Rosemary Willis' head cannot be seen in z150 because she is behind Croft. When she emerges by z160 her head/hood is turned to the right, which is in the general direction of the President's car. I can't tell where her eyes are looking so I am surprised that you think you can.
Perhaps you missed the rest of the post.
Here it is, again, for you:
You: Bennett is looking [to his right] in Z-145, but he is not leaning [to his right] any discernible amount.ME: Bennett is starting to lean to his right in Z-145.
He's leaning to his right even more in Z-150.
https://assassinationresearch.com/zfilm/z150.jpgYou: If either Hickey or Bennett leans out, it is to look forward.ME: You're wrong about Hickey but right about Bennett.
Having heard the first shot,
1) George Hickey leans over the side of the car and looks down at the pavement, not "forward" at the limo or the approaching triple underpass, etc.
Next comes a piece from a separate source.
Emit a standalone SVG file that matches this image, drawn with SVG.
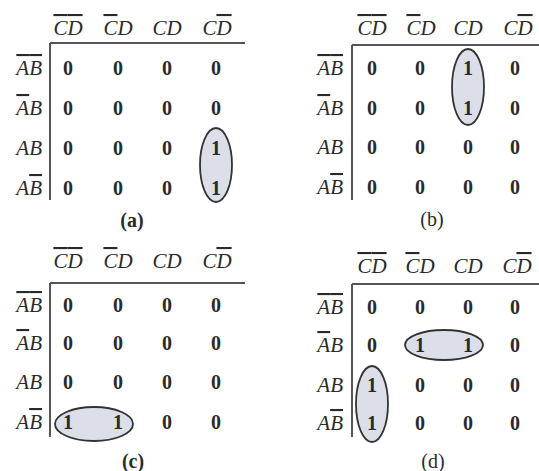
<svg xmlns="http://www.w3.org/2000/svg" width="539" height="471" viewBox="0 0 539 471">
<style>
.bg{fill:#ffffff}
.ax{stroke:#555;stroke-width:2;fill:none}
.lb{font-family:"Liberation Serif","DejaVu Serif",serif;font-style:italic;font-size:21px;fill:#2a2a2a}
.hd{text-anchor:middle}
.rw{text-anchor:end}
.v{font-family:"Liberation Serif","DejaVu Serif",serif;font-weight:bold;font-size:20px;fill:#2a2a2a;text-anchor:middle}
.cap{font-family:"Liberation Serif","DejaVu Serif",serif;font-size:20px;fill:#2a2a2a;text-anchor:middle}
.ov{text-decoration:overline}
.loop{fill:#dcdfe8;stroke:#333;stroke-width:1.8}
</style>
<rect class="bg" x="0" y="0" width="539" height="471"/>

<!-- Panel (a) -->
<g id="panel-a">
  <line class="ax" x1="50" y1="43" x2="245" y2="43"/>
  <line class="ax" x1="50" y1="43" x2="50" y2="200"/>
  <g class="lb hd">
    <text x="68" y="35"><tspan class="ov">C</tspan><tspan class="ov">D</tspan></text>
    <text x="118" y="35"><tspan class="ov">C</tspan>D</text>
    <text x="167" y="35">CD</text>
    <text x="217" y="35">C<tspan class="ov">D</tspan></text>
  </g>
  <g class="lb rw">
    <text x="42" y="75"><tspan class="ov">A</tspan><tspan class="ov">B</tspan></text>
    <text x="42" y="115"><tspan class="ov">A</tspan>B</text>
    <text x="42" y="155">AB</text>
    <text x="42" y="195">A<tspan class="ov">B</tspan></text>
  </g>
  <g id="loop-a"><ellipse class="loop" cx="216" cy="165" rx="16" ry="37"/></g>
  <g class="v">
    <text x="68" y="75">0</text><text x="118" y="75">0</text><text x="167" y="75">0</text><text x="216" y="75">0</text>
    <text x="68" y="115">0</text><text x="118" y="115">0</text><text x="167" y="115">0</text><text x="216" y="115">0</text>
    <text x="68" y="155">0</text><text x="118" y="155">0</text><text x="167" y="155">0</text><text x="216" y="155">1</text>
    <text x="68" y="195">0</text><text x="118" y="195">0</text><text x="167" y="195">0</text><text x="216" y="195">1</text>
  </g>
  <text class="cap" x="132" y="227" font-weight="bold">(a)</text>
</g>

<!-- Panel (b) -->
<g id="panel-b">
  <line class="ax" x1="352" y1="45" x2="539" y2="45"/>
  <line class="ax" x1="352" y1="45" x2="352" y2="200"/>
  <g class="lb hd">
    <text x="372" y="35"><tspan class="ov">C</tspan><tspan class="ov">D</tspan></text>
    <text x="421" y="35"><tspan class="ov">C</tspan>D</text>
    <text x="468" y="35">CD</text>
    <text x="518" y="35">C<tspan class="ov">D</tspan></text>
  </g>
  <g class="lb rw">
    <text x="343" y="75"><tspan class="ov">A</tspan><tspan class="ov">B</tspan></text>
    <text x="343" y="115"><tspan class="ov">A</tspan>B</text>
    <text x="343" y="154">AB</text>
    <text x="343" y="194">A<tspan class="ov">B</tspan></text>
  </g>
  <g id="loop-b"><ellipse class="loop" cx="468" cy="87" rx="16" ry="38"/></g>
  <g class="v">
    <text x="372" y="75">0</text><text x="420" y="75">0</text><text x="468" y="75">1</text><text x="515" y="75">0</text>
    <text x="372" y="115">0</text><text x="420" y="115">0</text><text x="468" y="115">1</text><text x="515" y="115">0</text>
    <text x="372" y="154">0</text><text x="420" y="154">0</text><text x="468" y="154">0</text><text x="515" y="154">0</text>
    <text x="372" y="194">0</text><text x="420" y="194">0</text><text x="468" y="194">0</text><text x="515" y="194">0</text>
  </g>
  <text class="cap" x="432" y="226">(b)</text>
</g>

<!-- Panel (c) -->
<g id="panel-c">
  <line class="ax" x1="50" y1="283" x2="245" y2="283"/>
  <line class="ax" x1="50" y1="283" x2="50" y2="437"/>
  <g class="lb hd">
    <text x="68" y="268"><tspan class="ov">C</tspan><tspan class="ov">D</tspan></text>
    <text x="118" y="268"><tspan class="ov">C</tspan>D</text>
    <text x="167" y="268">CD</text>
    <text x="217" y="268">C<tspan class="ov">D</tspan></text>
  </g>
  <g class="lb rw">
    <text x="42" y="312"><tspan class="ov">A</tspan><tspan class="ov">B</tspan></text>
    <text x="42" y="350"><tspan class="ov">A</tspan>B</text>
    <text x="42" y="389">AB</text>
    <text x="42" y="429">A<tspan class="ov">B</tspan></text>
  </g>
  <g id="loop-c"><ellipse class="loop" cx="94" cy="424" rx="39" ry="17"/></g>
  <g class="v">
    <text x="68" y="312">0</text><text x="118" y="312">0</text><text x="167" y="312">0</text><text x="216" y="312">0</text>
    <text x="68" y="350">0</text><text x="118" y="350">0</text><text x="167" y="350">0</text><text x="216" y="350">0</text>
    <text x="68" y="389">0</text><text x="118" y="389">0</text><text x="167" y="389">0</text><text x="216" y="389">0</text>
    <text x="68" y="429">1</text><text x="118" y="429">1</text><text x="167" y="429">0</text><text x="216" y="429">0</text>
  </g>
  <text class="cap" x="133" y="468" font-weight="bold">(c)</text>
</g>

<!-- Panel (d) -->
<g id="panel-d">
  <line class="ax" x1="352" y1="284" x2="539" y2="284"/>
  <line class="ax" x1="352" y1="284" x2="352" y2="437"/>
  <g class="lb hd">
    <text x="372" y="273"><tspan class="ov">C</tspan><tspan class="ov">D</tspan></text>
    <text x="420" y="273"><tspan class="ov">C</tspan>D</text>
    <text x="468" y="273">CD</text>
    <text x="517" y="273">C<tspan class="ov">D</tspan></text>
  </g>
  <g class="lb rw">
    <text x="343" y="314"><tspan class="ov">A</tspan><tspan class="ov">B</tspan></text>
    <text x="343" y="352"><tspan class="ov">A</tspan>B</text>
    <text x="343" y="392">AB</text>
    <text x="343" y="430">A<tspan class="ov">B</tspan></text>
  </g>
  <g id="loop-d1"><ellipse class="loop" cx="444" cy="345" rx="39" ry="15"/></g>
  <g id="loop-d2"><ellipse class="loop" cx="372" cy="404" rx="16" ry="38"/></g>
  <g class="v">
    <text x="372" y="314">0</text><text x="420" y="314">0</text><text x="468" y="314">0</text><text x="515" y="314">0</text>
    <text x="372" y="352">0</text><text x="420" y="352">1</text><text x="468" y="352">1</text><text x="515" y="352">0</text>
    <text x="372" y="392">1</text><text x="420" y="392">0</text><text x="468" y="392">0</text><text x="515" y="392">0</text>
    <text x="372" y="430">1</text><text x="420" y="430">0</text><text x="468" y="430">0</text><text x="515" y="430">0</text>
  </g>
  <text class="cap" x="433" y="468">(d)</text>
</g>
</svg>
2) Glen Bennett leans to his right to view JFK around Dave Powers. While looking at JFK, he sees the second shot hit him in the back (lower neck, actually).
Regarding Hickey:
ME: Why did Hickey lean over and look down at the pavement before the second shot rang out?Google AI: George Hickey leaned forward and looked toward the pavement because he believed a firecracker had exploded on the street right next to the car.
In his official Secret Service Report from November 30, 1963, Hickey explicitly detailed his physical reaction to that first loud noise:
The noise seemed to me to come from a firecracker, and I thought to myself that the kids were playing with firecrackers again... It appeared to come from the right and rear and seemed to me to be at ground level. I heard a report that sounded like a firecracker... I immediately stood up and looked and argued with myself that it was a firecracker. Because his brain processed the first gunshot as a ground-level firecracker prank rather than a rifle shot from above, his immediate reflex was to look down at the street surface to see where the firecracker had gone off.
. . . . . . .
My comments:
Note that Hickey doesn't say that he stood up and turned around and looked in the direction of the TSBD -- that came a few seconds later (and was famously captured in Altgens-6) after Oswald's second shot at approximately Z-222.
Also note that he said in his 11/22/63 report that the car he was in had travelled a "very short distance" down Elm Street when the aforementioned firecracker-like sound occurred.